Zelfs de Duitse president, Johannes Rau, bemoeide zich met de discussie. Hij verklaarde dat iemand „blij” of „dankbaar” kan zijn dat hij een Duitser is. Trots vond hij te ver gaan. „Je kunt slechts trots zijn op wat je hebt bereikt”, aldus Rau. De opmerking had de uitwerking van olie op het vuur. „Je kunt je afvragen of een president die op zijn land zo weinig trots is zijn land wel kan vertegenwoordigen”, brieste Thomas Goppel van de CSU, de Beierse zusterpartij van de CDU.

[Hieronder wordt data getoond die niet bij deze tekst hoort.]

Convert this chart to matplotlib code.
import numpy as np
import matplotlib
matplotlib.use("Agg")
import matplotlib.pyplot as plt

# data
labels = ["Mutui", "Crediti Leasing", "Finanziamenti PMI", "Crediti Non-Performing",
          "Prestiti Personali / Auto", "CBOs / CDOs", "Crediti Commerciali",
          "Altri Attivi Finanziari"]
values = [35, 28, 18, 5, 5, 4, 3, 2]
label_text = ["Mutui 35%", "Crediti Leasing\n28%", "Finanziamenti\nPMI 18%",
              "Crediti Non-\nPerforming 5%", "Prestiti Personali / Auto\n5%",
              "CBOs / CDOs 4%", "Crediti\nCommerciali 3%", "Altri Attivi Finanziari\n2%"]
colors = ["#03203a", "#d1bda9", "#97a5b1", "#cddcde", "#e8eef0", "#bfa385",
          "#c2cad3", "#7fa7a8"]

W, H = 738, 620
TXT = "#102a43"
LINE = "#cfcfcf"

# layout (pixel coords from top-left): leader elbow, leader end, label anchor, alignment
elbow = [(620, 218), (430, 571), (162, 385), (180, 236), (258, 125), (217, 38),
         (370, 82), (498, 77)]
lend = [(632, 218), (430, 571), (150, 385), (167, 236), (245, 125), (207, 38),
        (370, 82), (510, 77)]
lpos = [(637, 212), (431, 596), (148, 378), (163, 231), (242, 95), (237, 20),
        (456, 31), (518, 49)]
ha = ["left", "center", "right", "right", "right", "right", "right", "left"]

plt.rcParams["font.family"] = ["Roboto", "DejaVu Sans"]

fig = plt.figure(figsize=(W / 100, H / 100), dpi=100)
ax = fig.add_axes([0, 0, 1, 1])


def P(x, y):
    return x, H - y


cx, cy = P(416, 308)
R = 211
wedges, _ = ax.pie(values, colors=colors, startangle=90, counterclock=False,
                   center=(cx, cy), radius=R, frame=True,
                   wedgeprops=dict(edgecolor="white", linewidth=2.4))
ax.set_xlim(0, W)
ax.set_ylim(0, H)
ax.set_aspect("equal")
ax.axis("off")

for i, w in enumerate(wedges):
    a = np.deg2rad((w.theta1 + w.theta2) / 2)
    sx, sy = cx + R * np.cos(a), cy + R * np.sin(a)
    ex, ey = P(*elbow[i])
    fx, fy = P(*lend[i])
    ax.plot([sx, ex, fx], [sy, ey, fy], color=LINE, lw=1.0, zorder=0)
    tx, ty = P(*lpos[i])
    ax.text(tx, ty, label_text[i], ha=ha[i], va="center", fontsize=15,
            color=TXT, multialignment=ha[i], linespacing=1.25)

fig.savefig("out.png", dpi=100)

Met het oog op de komende parlementsverkiezingen droeg ook bondskanselier Schröder wat basaltblokken bij aan de discussie. „De conservatieven kunnen onze liefde voor Duitsland in twijfel trekken, maar wij hebben dit land niet in twee wereldoorlogen gestort.” En even later: „Ik ben trots op wat mensen hebben bereikt en op onze democratische cultuur. In die zin dat ik een Duitse patriot ben die trots op zijn land is.”

Schröder zei nog net niet dat hij er trots op is een Duitser te zijn. Tientallen jaren kon een Duitser absoluut niet zeggen dat hij trots was op zijn land. De Duitsers noemden zichzelf zelfs liever geen Duitser. Je kwam uit Berlijn of Hamburg, was een Rijnlander of een Beier, maar absoluut geen Duitser. Een Duitser werd al snel geassocieerd met een nazi. De Duitse president Gustav Heinemann zei in 1969: „Ik houd niet van mijn vaderland. Ik houd van mijn vrouw.”

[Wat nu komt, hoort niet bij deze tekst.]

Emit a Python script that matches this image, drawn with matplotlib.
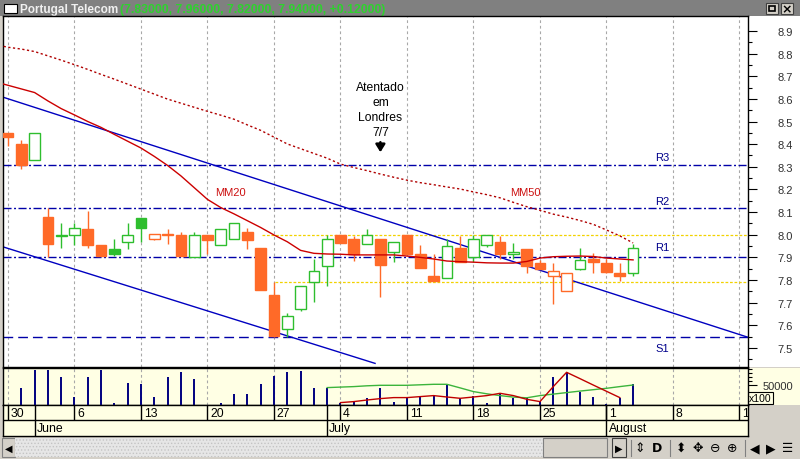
import numpy as np
import matplotlib
matplotlib.use("Agg")
import matplotlib.pyplot as plt
from matplotlib.patches import Rectangle

plt.rcParams['font.family'] = ['Liberation Sans', 'DejaVu Sans']
plt.rcParams['hatch.linewidth'] = 0.6

# Portugal Telecom, daily quotes 30 May - 3 Aug 2005 (x = trading day index)
opens  = [8.45, 8.40, 8.33, 8.08, 7.995, 8.00, 8.025, 7.955, 7.935, 7.97,
          8.075, 7.98, 8.00, 8.00, 7.90, 8.00, 7.955, 7.98, 8.01, 7.94,
          7.735, 7.585, 7.67, 7.79, 7.86, 8.00, 7.98, 7.96, 7.98, 7.925,
          8.00, 7.915, 7.82, 7.81, 7.94, 7.90, 7.955, 7.97, 7.915, 7.935,
          7.875, 7.82, 7.75, 7.85, 7.895, 7.875, 7.83, 7.83]
highs  = [8.45, 8.42, 8.45, 8.12, 8.05, 8.05, 8.105, 7.955, 7.98, 8.05,
          8.075, 8.005, 8.025, 8.01, 8.01, 8.00, 8.025, 8.05, 8.03, 7.94,
          7.79, 7.655, 7.775, 7.895, 8.00, 8.00, 7.995, 8.025, 7.98, 7.97,
          8.00, 7.955, 7.915, 7.98, 7.995, 8.00, 8.00, 7.995, 7.965, 7.935,
          7.89, 7.875, 7.83, 7.94, 7.92, 7.895, 7.875, 7.96]
lows   = [8.39, 8.29, 8.33, 7.90, 7.94, 7.955, 7.94, 7.905, 7.905, 7.935,
          7.97, 7.975, 7.96, 7.905, 7.90, 7.915, 7.955, 7.98, 7.935, 7.755,
          7.55, 7.55, 7.665, 7.705, 7.775, 7.965, 7.885, 7.96, 7.725, 7.88,
          7.915, 7.855, 7.795, 7.81, 7.88, 7.88, 7.945, 7.895, 7.895, 7.83,
          7.85, 7.695, 7.75, 7.845, 7.83, 7.83, 7.795, 7.82]
closes = [8.43, 8.31, 8.45, 7.96, 8.00, 8.03, 7.955, 7.905, 7.917, 8.00,
          8.03, 8.005, 8.00, 7.905, 8.00, 7.975, 8.025, 8.05, 7.975, 7.755,
          7.555, 7.64, 7.775, 7.84, 7.98, 7.965, 7.915, 8.00, 7.865, 7.97,
          7.915, 7.855, 7.795, 7.95, 7.88, 7.98, 8.00, 7.915, 7.925, 7.86,
          7.85, 7.84, 7.83, 7.89, 7.88, 7.835, 7.82, 7.94]
volume = [0, 41750, 87500, 87500, 69250, 19250, 69250, 87500, 4250, 55750,
          51750, 19250, 69250, 81750, 65000, 0, 4250, 26750, 26750, 51750,
          73250, 81750, 85000, 43250, 43250, 5000, 10000, 18250, 43250, 6750,
          19250, 22500, 25000, 51750, 16750, 22500, 5750, 29250, 16750, 16750,
          10000, 69250, 81750, 33250, 20750, 2500, 18250, 51750]

# moving averages, from index -1 to 47
mm20 = [8.676, 8.660, 8.644, 8.628, 8.591, 8.557, 8.529, 8.500, 8.474, 8.443,
        8.413, 8.383, 8.346, 8.306, 8.260, 8.208, 8.156, 8.120, 8.092, 8.062,
        8.032, 7.999, 7.969, 7.931, 7.918, 7.915, 7.914, 7.911, 7.911, 7.911,
        7.911, 7.906, 7.900, 7.893, 7.884, 7.881, 7.879, 7.876, 7.875, 7.875,
        7.882, 7.897, 7.903, 7.905, 7.906, 7.904, 7.897, 7.893, 7.889]
mm50 = [8.840, 8.828, 8.820, 8.809, 8.790, 8.771, 8.751, 8.730, 8.708, 8.687,
        8.665, 8.643, 8.621, 8.599, 8.581, 8.563, 8.545, 8.528, 8.510, 8.485,
        8.461, 8.431, 8.401, 8.380, 8.359, 8.338, 8.312, 8.297, 8.283, 8.268,
        8.254, 8.241, 8.230, 8.221, 8.211, 8.202, 8.189, 8.177, 8.163, 8.143,
        8.124, 8.108, 8.091, 8.078, 8.063, 8.046, 8.021, 7.995, 7.964]

# volume indicators (green from index 24, red from index 25)
vol_green = [43500, 44750, 46000, 48000, 49250, 49250, 49250, 50500, 51750, 51750,
             42750, 33500, 28000, 23500, 19750, 18000, 23500, 27250, 31000, 34750,
             38250, 41750, 46000, 50000]
vol_red = [6000, 8500, 12500, 16000, 18500, 18500, 21000, 23500, 20000, 16750,
           20000, 23500, 29250, 23500, 14250, 8500, 46000, 81750, 66000, 50000,
           34250, 18500]

trend_up_x, trend_up_y = [-0.4, 55.6], [8.608, 7.548]
trend_dn_x, trend_dn_y = [-0.4, 27.6], [7.947, 7.432]
level_names = ['R3', 'R2', 'R1', 'S1']
level_values = [8.31, 8.12, 7.90, 7.55]
band_values = [8.00, 7.79]
band_start = [19.1, 20.1]

monday_labels = ['30', '6', '13', '20', '27', '4', '11', '18', '25', '1', '8', '15']
month_names = ['June', 'July', 'August']
month_start = [2, 24, 45]

ORANGE = '#FF6A28'
GREEN = '#2EBE2E'
NAVY = '#00008B'
YELLOW_BG = '#FFFFE4'
GRAY = '#D4D0C8'
W, H = 800, 460
XL = (-0.376, 55.64)


def box(x0, y0, x1, y1):
    return [x0 / W, 1 - y1 / H, (x1 - x0) / W, (y1 - y0) / H]


fig = plt.figure(figsize=(8, 4.6), dpi=100)
fig.patch.set_facecolor(GRAY)

# window chrome in pixel coords
bg = fig.add_axes([0, 0, 1, 1])
bg.set_xlim(0, W)
bg.set_ylim(H, 0)
bg.axis('off')
bg.add_patch(Rectangle((0, 0), 800, 17, fc='#808080', ec='none'))
bg.add_patch(Rectangle((4, 5), 13, 9, fc='white', ec='black', lw=0.8))
bg.text(20, 9.5, 'Portugal Telecom', color='#F0F0F0', fontsize=8.5,
        fontweight='bold', va='center', ha='left')
bg.text(120, 9.5, '(7.83000, 7.96000, 7.82000, 7.94000, +0.12000)', color='#2ED22E',
        fontsize=8.8, fontweight='bold', va='center', ha='left')
for bx in (766, 781):
    bg.add_patch(Rectangle((bx, 4), 12, 11, fc=GRAY, ec='#404040', lw=0.8))
bg.add_patch(Rectangle((769, 7), 6, 5, fc='none', ec='black', lw=1.2))
bg.text(787, 9.5, '×', fontsize=9, fontweight='bold', ha='center', va='center',
        family='DejaVu Sans')
bg.add_patch(Rectangle((748, 17), 52, 351, fc='white', ec='none'))
bg.add_patch(Rectangle((748, 369), 52, 37, fc=YELLOW_BG, ec='none'))
bg.text(760, 399, 'x100', ha='center', va='center', fontsize=7.5,
        bbox=dict(boxstyle='square,pad=0.12', fc=YELLOW_BG, ec='black', lw=0.8))

# bottom toolbar
bg.add_patch(Rectangle((2, 439), 13, 19, fc=GRAY, ec='#808080', lw=0.8))
bg.text(8.5, 448.5, '◀', fontsize=7, ha='center', va='center', family='DejaVu Sans')
bg.add_patch(Rectangle((15, 439), 528, 19, fc='#E6E6E6', ec='#C4C4C4', lw=0, hatch='.....'))
bg.add_patch(Rectangle((543, 439), 64, 19, fc=GRAY, ec='#808080', lw=0.8))
bg.add_patch(Rectangle((612, 439), 14, 19, fc=GRAY, ec='#404040', lw=0.8))
bg.text(619, 448.5, '▶', fontsize=7, ha='center', va='center', family='DejaVu Sans')
for sx in (631, 670, 745):
    bg.plot([sx, sx], [441, 457], color='#808080', lw=0.8)
icons = [(640, '⇕'), (657, 'D'), (681, '⬍'), (698, '✥'), (715, '⊖'),
         (732, '⊕'), (755, '◀'), (771, '▶'), (788, '☰')]
for ix, glyph in icons:
    bg.text(ix, 449, glyph, fontsize=9, ha='center', va='center',
            family=['DejaVu Sans'], fontweight='bold' if glyph == 'D' else 'normal')

# price panel
ax = fig.add_axes(box(3, 17, 748, 368))
ax.set_facecolor('white')
ax.set_xlim(*XL)
ax.set_ylim(7.416, 8.966)
for d in np.arange(0, 56, 5):
    ax.axvline(d, color='#A8A8A8', lw=0.8, ls=(0, (2.5, 2.5)), zorder=1)

for name, lv in zip(level_names, level_values):
    style = (0, (7, 3.6)) if name == 'S1' else (0, (5.8, 1.8, 1.4, 1.8))
    ax.axhline(lv, color='#0000A8', lw=1, ls=style, zorder=2)
for bv, bs in zip(band_values, band_start):
    ax.plot([bs, XL[1]], [bv, bv], color='#F2D200', lw=0.9, ls=(0, (2.2, 1.4)), zorder=2)

ax.plot(trend_up_x, trend_up_y, color='#0000C0', lw=1, zorder=2)
ax.plot(trend_dn_x, trend_dn_y, color='#0000C0', lw=1, zorder=2)

ma_x = np.arange(-1, len(mm20) - 1)
ax.plot(ma_x, mm20, color='#CC0000', lw=1, zorder=5)
ax.plot(ma_x, mm50, color='#B00000', lw=1, ls=(0, (1.6, 1.8)), zorder=5)

prev = opens[0]
for i, (o, h, l, c) in enumerate(zip(opens, highs, lows, closes)):
    col = GREEN if c > prev else ORANGE
    hollow = c > o
    ax.vlines(i, l, h, color=col, lw=1, zorder=3)
    ax.add_patch(Rectangle((i - 0.4, min(o, c)), 0.8, max(abs(c - o), 0.002),
                           fc='white' if hollow else col, ec=col, lw=1, zorder=4))
    prev = c

ax.text(16.7, 8.189, 'MM20', color='#CC1010', fontsize=8, ha='center', va='center')
ax.text(38.9, 8.189, 'MM50', color='#CC1010', fontsize=8, ha='center', va='center')
label_y = [8.343, 8.149, 7.946, 7.50]
for name, ly in zip(level_names, label_y):
    ax.text(49.2, ly, name, color=NAVY, fontsize=8, ha='center', va='center')

ax.text(28, 8.553, 'Atentado\nem\nLondres\n7/7', fontsize=8.7, ha='center',
        va='center', linespacing=1.32)
ax.annotate('', xy=(28, 8.352), xytext=(28, 8.421),
            arrowprops=dict(arrowstyle='-|>,head_width=0.28,head_length=0.45',
                            lw=1.8, color='black'))

ax.yaxis.tick_right()
ax.set_yticks(np.round(np.arange(7.5, 8.95, 0.1), 1))
ax.set_yticks(np.round(np.arange(7.45, 8.95, 0.1), 2), minor=True)
ax.yaxis.set_major_formatter(matplotlib.ticker.FormatStrFormatter('%.1f'))
ax.tick_params(axis='y', which='major', length=6.5, width=0.8, pad=15,
               labelsize=8, labelcolor='#303030')
ax.tick_params(axis='y', which='minor', length=3, width=0.8)
ax.set_xticks([])
for sp in ax.spines.values():
    sp.set_color('black')
    sp.set_linewidth(1)

# volume panel
vax = fig.add_axes(box(3, 369, 748, 406))
vax.set_facecolor(YELLOW_BG)
vax.set_xlim(*XL)
vax.set_ylim(0, 92500)
for d in np.arange(0, 56, 5):
    vax.axvline(d, color='#A8A8A8', lw=0.8, ls=(0, (2.5, 2.5)), zorder=1)
vax.vlines(np.arange(len(volume)), 0, volume, color='#000080', lw=1.4, zorder=3)
vax.plot(np.arange(24, 24 + len(vol_green)), vol_green, color='#3CB43C', lw=1, zorder=4)
vax.plot(np.arange(25, 25 + len(vol_red)), vol_red, color='#C00000', lw=1, zorder=4)
vax.yaxis.tick_right()
vax.set_yticks([50000])
vax.set_yticks([60000, 70000, 80000, 90000], minor=True)
vax.tick_params(axis='y', which='major', length=6.5, width=0.8, pad=4,
                labelsize=8, labelcolor='#303030')
vax.tick_params(axis='y', which='minor', length=3, width=0.8)
vax.set_xticks([])
for sp in vax.spines.values():
    sp.set_color('black')
    sp.set_linewidth(1)

# date strip
dax = fig.add_axes(box(3, 406, 748, 437))
dax.set_facecolor(YELLOW_BG)
dax.set_xlim(*XL)
dax.set_ylim(31, 0)
dax.set_xticks([])
dax.set_yticks([])
mondays = np.arange(0, 56, 5)
dax.vlines(mondays, 0, 15, color='black', lw=1)
dax.vlines(month_start, 0, 31, color='black', lw=1)
dax.axhline(15, color='black', lw=1)
for d, lab in zip(mondays, monday_labels):
    dax.text(d + 0.2, 7.8, lab, fontsize=8.8, ha='left', va='center', clip_on=True)
for m, name in zip(month_start, month_names):
    dax.text(m + 0.15, 23.5, name, fontsize=8.8, ha='left', va='center', clip_on=True)
for sp in dax.spines.values():
    sp.set_color('black')
    sp.set_linewidth(1)

fig.savefig('out.png', dpi=100, facecolor=fig.get_facecolor())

Toch zou het een goede zaak zijn als de Duitsers minder krampachtig met het verleden zouden omgaan. Nu de Tweede Wereldoorlog en de gruweldaden van nazi-Duitsland steeds verder achter ons komen te liggen moet dat kunnen. Een heel volk kan niet tot in lengte van dagen voor de misdaden van het voorgeslacht worden veroordeeld. Tot 1933 had het Duitse volk (ook) mensen voortgebracht waar men trots op kon zijn. Denk alleen maar aan componisten zoals Beethoven en Bach. En wat te denken van Duitse theologen? Luther was toch ook een Duitser?

Na 1945 hebben de Duitsers een nieuwe republiek opgezet met een economisch en sociaal systeem dat op veel plaatsen in de wereld navolging heeft gevonden. Daar mogen de Duitsers best enthousiast over zijn.

Tegelijkertijd zijn er de twaalf gruwelijke jaren onder Adolf Hitler. Natuurlijk moet men die jaren in herinnering houden. Dat doet men ook in Duitsland. Het aantal boeken dat in Duitsland over de Tweede Wereldoorlog verschijnt is legio. En keer op keer leidt de oorlog en de omgang daarmee tot uitvoerige debatten.

Toch kan het geen kwaad als onze oosterburen de oorlog in breder perspectief zien. Ze moeten dus niet alleen kijken naar de oorlogsjaren, maar ook naar wat ze daarvoor en daarna hebben gepresteerd. Dan raken ze de innerlijke verkramping kwijt die ze door de oorlog hebben gekregen. Dan zullen ze zich in hun handelen minder laten leiden door hun emoties, maar zullen ze handelen uit rationele motieven. Dat is een goede zaak.

Wordt het ruim een halve eeuw na de oorlog tijd dat Duitsers rustig kunnen zeggen dat ze er trots op zijn Duitser te zijn? Misschien is het daarvoor nog wat vroeg, maar die tijd nadert wel zo langzamerhand. De christen-democraat Meyer zei het met de verkeerde instelling. Hij deed het om bruine stemmen te winnen. En gebruikte letterlijk de woorden van neonazi-groepen. Dat was niet verstandig.

Beter valt dan te leven met de woorden van Schröder als hij zegt dat hij „trots op zijn land is”, op „Duitslands democratische cultuur.” Met een dergelijke trots kunnen ook de buurlanden goed leven.